Ada pernyataannya yang bagi saya cukup mengagetkan, Ario merasa bahwa dirinya selama ini tidak berbuat banyak dan kurang bersyukur pada Allah. "Sekarang baru saya sadari, betapa sesungguhnya saya butuh untuk bisa dekat dengan Allah, bisa sholat di masjid dan bisa banyak bersyukur atas kenikmatan yang Allah karuniakan pada kami." katanya menyesal. "Sekarang saya merasa tak punya apa-apa, kekayaan, kewibawaan bahkan harga diri sebagai seorang manusia pun saya tak punya." tambahnya.

Saya menilai, kenapa Ario bisa mengatakan ketidakberdayaannya itu? Padahal sebelum kena stroke, saya pikir dia orang yang tegar, orang yang bekerja keras, orang yang pandai bergaul dan terlihat bahagia. Saya rasa, karena dia jarang melakukan relaksasi dan melakukan perenungan dengan hati nuraninya. Dia pintar namun sebatas tingkat cognitive saja, tidak berusaha sampai ke tingkat affektive. Kurang penghayatan. Kurang perenungan. Termasuk merenungi diri sebagai manusia. Bagaimana hakekat manusia di muka bumi ini.

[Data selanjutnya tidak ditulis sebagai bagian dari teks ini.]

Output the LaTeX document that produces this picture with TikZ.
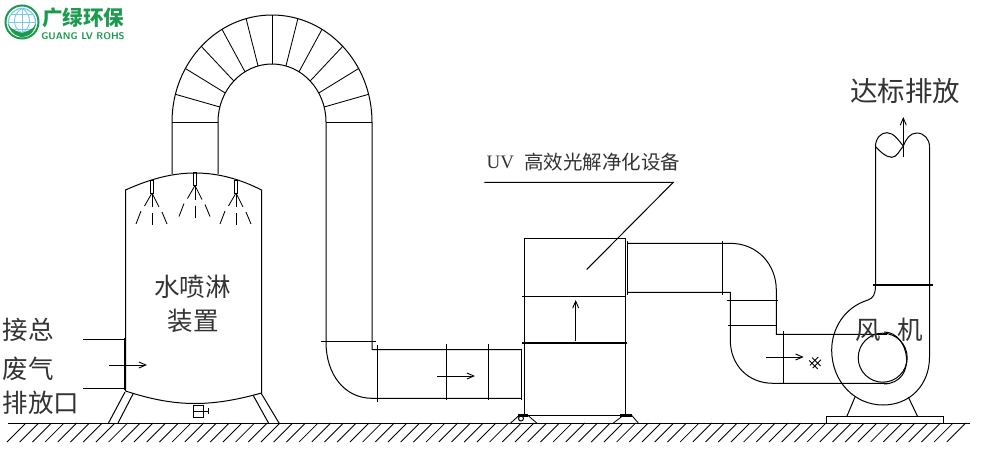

Agar kita bisa memanfaatkan diri dan waktu kita, maka kita harus tahu siapakah aku? Darimana aku? Dan kemana aku nanti? Pertanyaan filosofis yang akan muncul dalam benak kita jika melakukan suatu perenungan secara mendalam tentang diri kita. Untuk mendapatkan jawaban atas pertanyaan tersebut kita tak bisa hanya dengan melakukan perenungan. Kita membutuhkan petunjuk dan petunjuk tersebut bagi orang beragama adalah kitab suci. Bagi kita yang beragama Islam, jawaban atas pertanyaan-pertanyaan diatas perlu menengok pada kitab suci Al-Quran dan Al-Hadits.